## START

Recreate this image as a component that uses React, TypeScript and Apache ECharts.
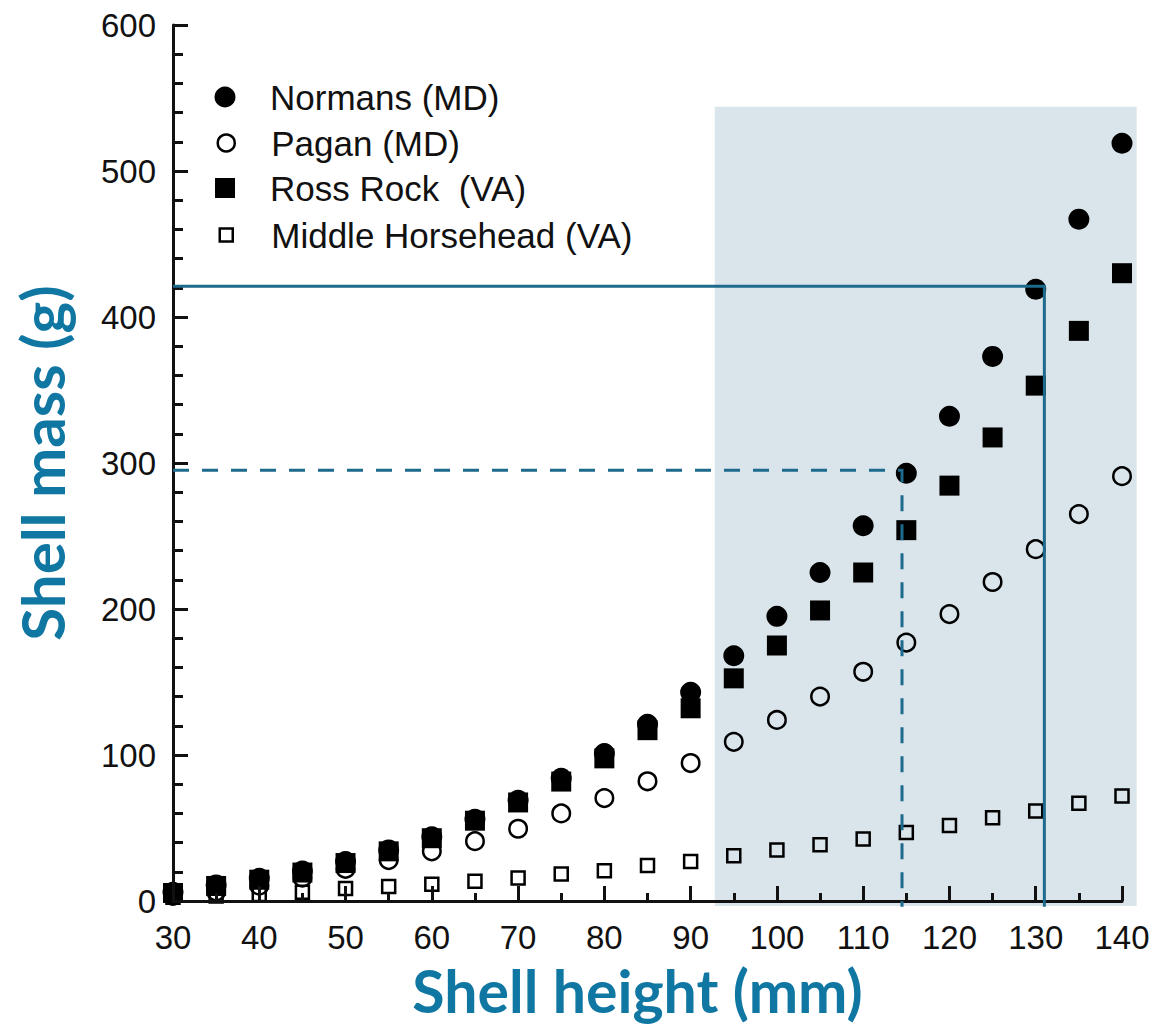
import React, { useEffect, useRef } from "react";
import * as echarts from "echarts";

// ---- data ----
const heights = [30, 35, 40, 45, 50, 55, 60, 65, 70, 75, 80, 85, 90, 95, 100, 105, 110, 115, 120, 125, 130, 135, 140];
const normans = [6, 11, 15.5, 20.5, 27, 35, 44, 56, 69, 84, 101, 121, 143, 168, 195, 225, 257, 293, 332, 373, 419, 467, 519];
const pagan = [3.5, 6.5, 10.5, 16, 22, 28, 34, 41, 49.5, 60, 70.5, 82, 94.5, 109, 124, 140, 157, 177, 196.5, 218.5, 241, 265, 291];
const rossRock = [5.5, 10.3, 14.6, 19.5, 26, 34, 43, 55, 67.5, 81.8, 97.7, 117, 132, 152.5, 175, 199, 225, 254, 284.5, 317.5, 353, 390.5, 430];
const middleHorsehead = [2.5, 3.5, 4.5, 6, 8.5, 10, 11.5, 13.5, 15.7, 18.5, 20.7, 24.3, 27, 31, 35, 38.5, 42.5, 47, 51.7, 57, 61.7, 67, 72];

const seriesNames = ["Normans (MD)", "Pagan (MD)", "Ross Rock  (VA)", "Middle Horsehead (VA)"];

const xRange = [30, 140];
const xStep = 10;
const yRange = [0, 600];
const yStep = 100;

// guide lines (x, y pairs)
const solidGuide = [[30, 421], [131, 421], [131, -4]];
const dashedGuide = [[30, 295], [114.5, 295], [114.5, -4]];
// shaded band
const shadeX = [92.8, 141.7];
const shadeY = [-3.5, 544];

const toPairs = (ys: number[]) => heights.map((h, i) => [h, ys[i]]);

export default function App() {
  const ref = useRef<HTMLDivElement>(null);

  useEffect(() => {
    if (!ref.current) return;
    const chart = echarts.init(ref.current, undefined, { renderer: "svg" });
    const ink = "#111111";
    const guide = "#1d6a8c";
    const titleColor = "#1077a3";
    const mark = "#000000";
    const legendFont = 35;

    const legendItem = (i: number, icon: string, size: number, cy: number, itemStyle: any) => ({
      show: true,
      orient: "vertical",
      left: 225 - size / 2,
      top: cy - legendFont / 2,
      padding: 0,
      itemWidth: size,
      itemHeight: size,
      selectedMode: false,
      data: [{ name: seriesNames[i], icon, itemStyle: { opacity: 1, ...itemStyle } }],
      textStyle: {
        fontFamily: "Liberation Sans, Arial, sans-serif",
        fontSize: legendFont,
        color: ink,
        padding: [0, 0, 0, 40 - size / 2],
      },
    });

    chart.setOption({
      animation: false,
      backgroundColor: "#ffffff",
      grid: { left: 173, right: 34, top: 25, bottom: 122, containLabel: false },
      legend: [
        legendItem(0, "circle", 21, 97, { color: mark, borderWidth: 0 }),
        legendItem(1, "circle", 17, 143, { color: "#ffffff", borderColor: mark, borderWidth: 2.5 }),
        legendItem(2, "rect", 20, 188, { color: mark, borderWidth: 0 }),
        legendItem(3, "rect", 13, 235, { color: "#ffffff", borderColor: mark, borderWidth: 2.5 }),
      ],
      xAxis: {
        type: "value",
        min: xRange[0],
        max: xRange[1],
        interval: xStep,
        z: 10,
        name: "Shell height (mm)",
        nameLocation: "middle",
        nameGap: 60,
        nameTextStyle: {
          fontFamily: "Lato, sans-serif",
          fontWeight: "bold",
          fontSize: 59,
          color: titleColor,
          padding: [0, 20, 0, 0],
        },
        axisLine: { show: true, onZero: false, lineStyle: { color: ink, width: 3 } },
        axisTick: { show: true, inside: true, length: 15, lineStyle: { color: ink, width: 3 } },
        minorTick: { show: true, splitNumber: 2, length: 8, lineStyle: { color: ink, width: 3 } },
        splitLine: { show: false },
        minorSplitLine: { show: false },
        axisLabel: { fontFamily: "Liberation Sans, Arial, sans-serif", fontSize: 33, color: ink, margin: 20 },
      },
      yAxis: {
        type: "value",
        min: yRange[0],
        max: yRange[1],
        interval: yStep,
        z: 10,
        name: "Shell mass (g)",
        nameLocation: "middle",
        nameGap: 101,
        nameRotate: 90,
        nameTextStyle: { fontFamily: "Lato, sans-serif", fontWeight: "bold", fontSize: 60, color: titleColor },
        axisLine: { show: true, onZero: false, lineStyle: { color: ink, width: 3 } },
        axisTick: { show: true, inside: true, length: 15, lineStyle: { color: ink, width: 3 } },
        minorTick: { show: true, splitNumber: 5, length: 10, lineStyle: { color: ink, width: 3 } },
        splitLine: { show: false },
        minorSplitLine: { show: false },
        axisLabel: { fontFamily: "Liberation Sans, Arial, sans-serif", fontSize: 33, color: ink, margin: 17 },
      },
      series: [
        {
          type: "custom",
          name: "shade",
          z: 1,
          silent: true,
          clip: false,
          data: [[shadeX[0], shadeY[0], shadeX[1], shadeY[1]]],
          encode: { x: [0, 2], y: [1, 3] },
          renderItem: (_params: any, api: any) => {
            const p1 = api.coord([api.value(0), api.value(3)]);
            const p2 = api.coord([api.value(2), api.value(1)]);
            return {
              type: "rect",
              shape: { x: p1[0], y: p1[1], width: p2[0] - p1[0], height: p2[1] - p1[1] },
              style: { fill: "#dae5eb" },
            };
          },
        },
        {
          type: "scatter",
          name: seriesNames[0],
          z: 3,
          symbol: "circle",
          symbolSize: 21,
          itemStyle: { color: mark, opacity: 1 },
          data: toPairs(normans),
        },
        {
          type: "scatter",
          name: seriesNames[1],
          z: 3,
          symbol: "circle",
          symbolSize: 17.5,
          itemStyle: { color: "rgba(0,0,0,0)", borderColor: mark, borderWidth: 2.5, opacity: 1 },
          data: toPairs(pagan),
        },
        {
          type: "scatter",
          name: seriesNames[3],
          z: 3,
          symbol: "rect",
          symbolSize: 13,
          itemStyle: { color: "rgba(0,0,0,0)", borderColor: mark, borderWidth: 2.5, opacity: 1 },
          data: toPairs(middleHorsehead),
        },
        {
          type: "scatter",
          name: seriesNames[2],
          z: 4,
          symbol: "rect",
          symbolSize: 20,
          itemStyle: { color: mark, opacity: 1 },
          data: toPairs(rossRock),
        },
        {
          type: "line",
          name: "guide-solid",
          z: 12,
          clip: false,
          silent: true,
          symbol: "none",
          lineStyle: { color: guide, width: 3, type: "solid", join: "miter" },
          data: solidGuide,
        },
        {
          type: "line",
          name: "guide-dashed",
          z: 12,
          clip: false,
          silent: true,
          symbol: "none",
          lineStyle: { color: guide, width: 3, type: [16, 13], join: "miter" },
          data: dashedGuide,
        },
      ],
    });

    return () => chart.dispose();
  }, []);

  return (
    <div
      ref={ref}
      style={{ position: "absolute", left: 0, top: 0, width: 1156, height: 1025, background: "#ffffff" }}
    />
  );
}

## END

- [Aim]
Reproduce the material word for word. Any pictures should be left out of the copy.

- [Complete answer]
Recreate this image as a component that uses React, TypeScript and Apache ECharts.
import React, { useEffect, useRef } from "react";
import * as echarts from "echarts";

// ---- data ----
const heights = [30, 35, 40, 45, 50, 55, 60, 65, 70, 75, 80, 85, 90, 95, 100, 105, 110, 115, 120, 125, 130, 135, 140];
const normans = [6, 11, 15.5, 20.5, 27, 35, 44, 56, 69, 84, 101, 121, 143, 168, 195, 225, 257, 293, 332, 373, 419, 467, 519];
const pagan = [3.5, 6.5, 10.5, 16, 22, 28, 34, 41, 49.5, 60, 70.5, 82, 94.5, 109, 124, 140, 157, 177, 196.5, 218.5, 241, 265, 291];
const rossRock = [5.5, 10.3, 14.6, 19.5, 26, 34, 43, 55, 67.5, 81.8, 97.7, 117, 132, 152.5, 175, 199, 225, 254, 284.5, 317.5, 353, 390.5, 430];
const middleHorsehead = [2.5, 3.5, 4.5, 6, 8.5, 10, 11.5, 13.5, 15.7, 18.5, 20.7, 24.3, 27, 31, 35, 38.5, 42.5, 47, 51.7, 57, 61.7, 67, 72];

const seriesNames = ["Normans (MD)", "Pagan (MD)", "Ross Rock  (VA)", "Middle Horsehead (VA)"];

const xRange = [30, 140];
const xStep = 10;
const yRange = [0, 600];
const yStep = 100;

// guide lines (x, y pairs)
const solidGuide = [[30, 421], [131, 421], [131, -4]];
const dashedGuide = [[30, 295], [114.5, 295], [114.5, -4]];
// shaded band
const shadeX = [92.8, 141.7];
const shadeY = [-3.5, 544];

const toPairs = (ys: number[]) => heights.map((h, i) => [h, ys[i]]);

export default function App() {
  const ref = useRef<HTMLDivElement>(null);

  useEffect(() => {
    if (!ref.current) return;
    const chart = echarts.init(ref.current, undefined, { renderer: "svg" });
    const ink = "#111111";
    const guide = "#1d6a8c";
    const titleColor = "#1077a3";
    const mark = "#000000";
    const legendFont = 35;

    const legendItem = (i: number, icon: string, size: number, cy: number, itemStyle: any) => ({
      show: true,
      orient: "vertical",
      left: 225 - size / 2,
      top: cy - legendFont / 2,
      padding: 0,
      itemWidth: size,
      itemHeight: size,
      selectedMode: false,
      data: [{ name: seriesNames[i], icon, itemStyle: { opacity: 1, ...itemStyle } }],
      textStyle: {
        fontFamily: "Liberation Sans, Arial, sans-serif",
        fontSize: legendFont,
        color: ink,
        padding: [0, 0, 0, 40 - size / 2],
      },
    });

    chart.setOption({
      animation: false,
      backgroundColor: "#ffffff",
      grid: { left: 173, right: 34, top: 25, bottom: 122, containLabel: false },
      legend: [
        legendItem(0, "circle", 21, 97, { color: mark, borderWidth: 0 }),
        legendItem(1, "circle", 17, 143, { color: "#ffffff", borderColor: mark, borderWidth: 2.5 }),
        legendItem(2, "rect", 20, 188, { color: mark, borderWidth: 0 }),
        legendItem(3, "rect", 13, 235, { color: "#ffffff", borderColor: mark, borderWidth: 2.5 }),
      ],
      xAxis: {
        type: "value",
        min: xRange[0],
        max: xRange[1],
        interval: xStep,
        z: 10,
        name: "Shell height (mm)",
        nameLocation: "middle",
        nameGap: 60,
        nameTextStyle: {
          fontFamily: "Lato, sans-serif",
          fontWeight: "bold",
          fontSize: 59,
          color: titleColor,
          padding: [0, 20, 0, 0],
        },
        axisLine: { show: true, onZero: false, lineStyle: { color: ink, width: 3 } },
        axisTick: { show: true, inside: true, length: 15, lineStyle: { color: ink, width: 3 } },
        minorTick: { show: true, splitNumber: 2, length: 8, lineStyle: { color: ink, width: 3 } },
        splitLine: { show: false },
        minorSplitLine: { show: false },
        axisLabel: { fontFamily: "Liberation Sans, Arial, sans-serif", fontSize: 33, color: ink, margin: 20 },
      },
      yAxis: {
        type: "value",
        min: yRange[0],
        max: yRange[1],
        interval: yStep,
        z: 10,
        name: "Shell mass (g)",
        nameLocation: "middle",
        nameGap: 101,
        nameRotate: 90,
        nameTextStyle: { fontFamily: "Lato, sans-serif", fontWeight: "bold", fontSize: 60, color: titleColor },
        axisLine: { show: true, onZero: false, lineStyle: { color: ink, width: 3 } },
        axisTick: { show: true, inside: true, length: 15, lineStyle: { color: ink, width: 3 } },
        minorTick: { show: true, splitNumber: 5, length: 10, lineStyle: { color: ink, width: 3 } },
        splitLine: { show: false },
        minorSplitLine: { show: false },
        axisLabel: { fontFamily: "Liberation Sans, Arial, sans-serif", fontSize: 33, color: ink, margin: 17 },
      },
      series: [
        {
          type: "custom",
          name: "shade",
          z: 1,
          silent: true,
          clip: false,
          data: [[shadeX[0], shadeY[0], shadeX[1], shadeY[1]]],
          encode: { x: [0, 2], y: [1, 3] },
          renderItem: (_params: any, api: any) => {
            const p1 = api.coord([api.value(0), api.value(3)]);
            const p2 = api.coord([api.value(2), api.value(1)]);
            return {
              type: "rect",
              shape: { x: p1[0], y: p1[1], width: p2[0] - p1[0], height: p2[1] - p1[1] },
              style: { fill: "#dae5eb" },
            };
          },
        },
        {
          type: "scatter",
          name: seriesNames[0],
          z: 3,
          symbol: "circle",
          symbolSize: 21,
          itemStyle: { color: mark, opacity: 1 },
          data: toPairs(normans),
        },
        {
          type: "scatter",
          name: seriesNames[1],
          z: 3,
          symbol: "circle",
          symbolSize: 17.5,
          itemStyle: { color: "rgba(0,0,0,0)", borderColor: mark, borderWidth: 2.5, opacity: 1 },
          data: toPairs(pagan),
        },
        {
          type: "scatter",
          name: seriesNames[3],
          z: 3,
          symbol: "rect",
          symbolSize: 13,
          itemStyle: { color: "rgba(0,0,0,0)", borderColor: mark, borderWidth: 2.5, opacity: 1 },
          data: toPairs(middleHorsehead),
        },
        {
          type: "scatter",
          name: seriesNames[2],
          z: 4,
          symbol: "rect",
          symbolSize: 20,
          itemStyle: { color: mark, opacity: 1 },
          data: toPairs(rossRock),
        },
        {
          type: "line",
          name: "guide-solid",
          z: 12,
          clip: false,
          silent: true,
          symbol: "none",
          lineStyle: { color: guide, width: 3, type: "solid", join: "miter" },
          data: solidGuide,
        },
        {
          type: "line",
          name: "guide-dashed",
          z: 12,
          clip: false,
          silent: true,
          symbol: "none",
          lineStyle: { color: guide, width: 3, type: [16, 13], join: "miter" },
          data: dashedGuide,
        },
      ],
    });

    return () => chart.dispose();
  }, []);

  return (
    <div
      ref={ref}
      style={{ position: "absolute", left: 0, top: 0, width: 1156, height: 1025, background: "#ffffff" }}
    />
  );
}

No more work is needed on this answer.